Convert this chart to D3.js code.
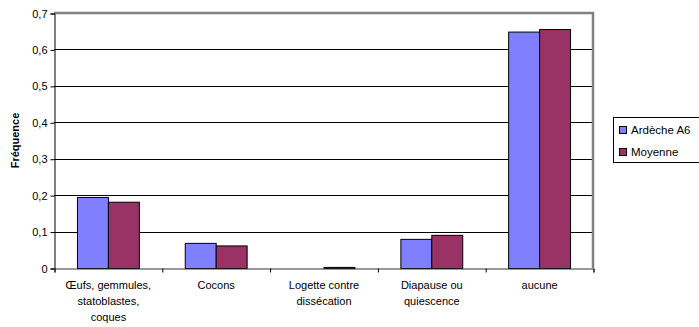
<!DOCTYPE html>
<html><head><meta charset="utf-8">
<script src="https://cdn.jsdelivr.net/npm/d3@7"></script>
<style>body{margin:0;background:#fff}svg{display:block;font-family:"Liberation Sans",Arial,sans-serif}</style>
</head><body>
<svg id="c" width="699" height="327"></svg>
<script>
const categories = [["Œufs, gemmules,","statoblastes,","coques"],["Cocons"],["Logette contre","dissécation"],["Diapause ou","quiescence"],["aucune"]];
const seriesNames = ["Ardèche A6","Moyenne"];
const ardeche = [0.195, 0.069, 0, 0.080, 0.649];
const moyenne = [0.182, 0.062, 0.003, 0.091, 0.656];
const yTicks = [0,0.1,0.2,0.3,0.4,0.5,0.6,0.7];
const tickLabels = ["0","0,1","0,2","0,3","0,4","0,5","0,6","0,7"];
const colors = ["#8080FF","#993366"];

const svg = d3.select("#c");
const L=54, R=593, T=13, B=268;
const idx = d3.range(categories.length);
const x0 = d3.scaleBand().domain(idx).range([L,R]).paddingInner(0.426).paddingOuter(0.213);
const x1 = d3.scaleBand().domain([0,1]).range([0,x0.bandwidth()]);
const y = d3.scaleLinear().domain([0,0.7]).range([B,T]);

svg.append("g").selectAll("line").data(yTicks.slice(1,-1)).join("line")
  .attr("x1",L).attr("x2",R).attr("y1",d=>Math.round(y(d))+0.5).attr("y2",d=>Math.round(y(d))+0.5)
  .attr("stroke","#000").attr("stroke-width",1);
svg.append("path").attr("d",`M${L},${T}H${R}V${B}`).attr("fill","none").attr("stroke","#808080").attr("stroke-width",2.5);

const series=[ardeche,moyenne];
const g = svg.append("g");
series.forEach((vals,s)=>{
  g.selectAll(null).data(idx).join("rect")
    .attr("x",i=>x0(i)+x1(s)+0.5)
    .attr("y",i=>y(vals[i])+0.5)
    .attr("width",x1.bandwidth())
    .attr("height",i=>Math.max(0,B-y(vals[i])))
    .attr("fill",colors[s]).attr("stroke","#000").attr("stroke-width",1);
});

const yAxis = d3.axisLeft(y).tickValues(yTicks).tickFormat((d,i)=>tickLabels[i]).tickSize(4).tickPadding(3);
const ya = svg.append("g").attr("transform",`translate(${L+0.5},0.5)`).call(yAxis);
ya.select(".domain").attr("stroke","#000");
ya.selectAll("text").attr("font-size",11).attr("fill","#000").attr("font-family","Liberation Sans, Arial, sans-serif");

const xb = d3.scaleLinear().domain([0,categories.length]).range([L,R]);
const xa = svg.append("g").attr("transform",`translate(0.5,${B+0.5})`)
  .call(d3.axisBottom(xb).ticks(categories.length).tickFormat("").tickSize(4).tickSizeOuter(4));
xa.select(".domain").attr("stroke","#333");
xa.selectAll("line").attr("stroke","#000");

const lab = svg.append("g").attr("font-size",11).attr("text-anchor","middle").attr("fill","#000");
idx.forEach(i=>{
  const cx = x0(i)+x0.bandwidth()/2+0.5;
  const t = lab.append("text").attr("x",cx).attr("y",289);
  categories[i].forEach((line,k)=>t.append("tspan").attr("x",cx).attr("dy",k?16:0).text(line));
});

svg.append("text").attr("transform",`translate(19,${(T+B)/2}) rotate(-90)`)
  .attr("text-anchor","middle").attr("font-size",11).attr("font-weight","bold").text("Fréquence");

const lg = svg.append("g");
lg.append("rect").attr("x",613.5).attr("y",117.5).attr("width",100).attr("height",45).attr("fill","#fff").attr("stroke","#000");
seriesNames.forEach((n,i)=>{
  const cy = 130 + i*22;
  lg.append("rect").attr("x",619.5).attr("y",cy-3.5).attr("width",7).attr("height",7).attr("fill",colors[i]).attr("stroke","#000");
  lg.append("text").attr("x",631).attr("y",cy+4).attr("font-size",11.5).text(n);
});
</script>
</body></html>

● **WHAT THIS TASK INVOLVES**: Only the lines from the top of the data through the line with "const y = d3.scaleLinear().domain([0,0.7]).range([B,T]);" should be quoted, exactly and with both ends kept; skip the pictures.

● **ANSWER IN FULL**:
Convert this chart to D3.js code.
<!DOCTYPE html>
<html><head><meta charset="utf-8">
<script src="https://cdn.jsdelivr.net/npm/d3@7"></script>
<style>body{margin:0;background:#fff}svg{display:block;font-family:"Liberation Sans",Arial,sans-serif}</style>
</head><body>
<svg id="c" width="699" height="327"></svg>
<script>
const categories = [["Œufs, gemmules,","statoblastes,","coques"],["Cocons"],["Logette contre","dissécation"],["Diapause ou","quiescence"],["aucune"]];
const seriesNames = ["Ardèche A6","Moyenne"];
const ardeche = [0.195, 0.069, 0, 0.080, 0.649];
const moyenne = [0.182, 0.062, 0.003, 0.091, 0.656];
const yTicks = [0,0.1,0.2,0.3,0.4,0.5,0.6,0.7];
const tickLabels = ["0","0,1","0,2","0,3","0,4","0,5","0,6","0,7"];
const colors = ["#8080FF","#993366"];

const svg = d3.select("#c");
const L=54, R=593, T=13, B=268;
const idx = d3.range(categories.length);
const x0 = d3.scaleBand().domain(idx).range([L,R]).paddingInner(0.426).paddingOuter(0.213);
const x1 = d3.scaleBand().domain([0,1]).range([0,x0.bandwidth()]);
const y = d3.scaleLinear().domain([0,0.7]).range([B,T]);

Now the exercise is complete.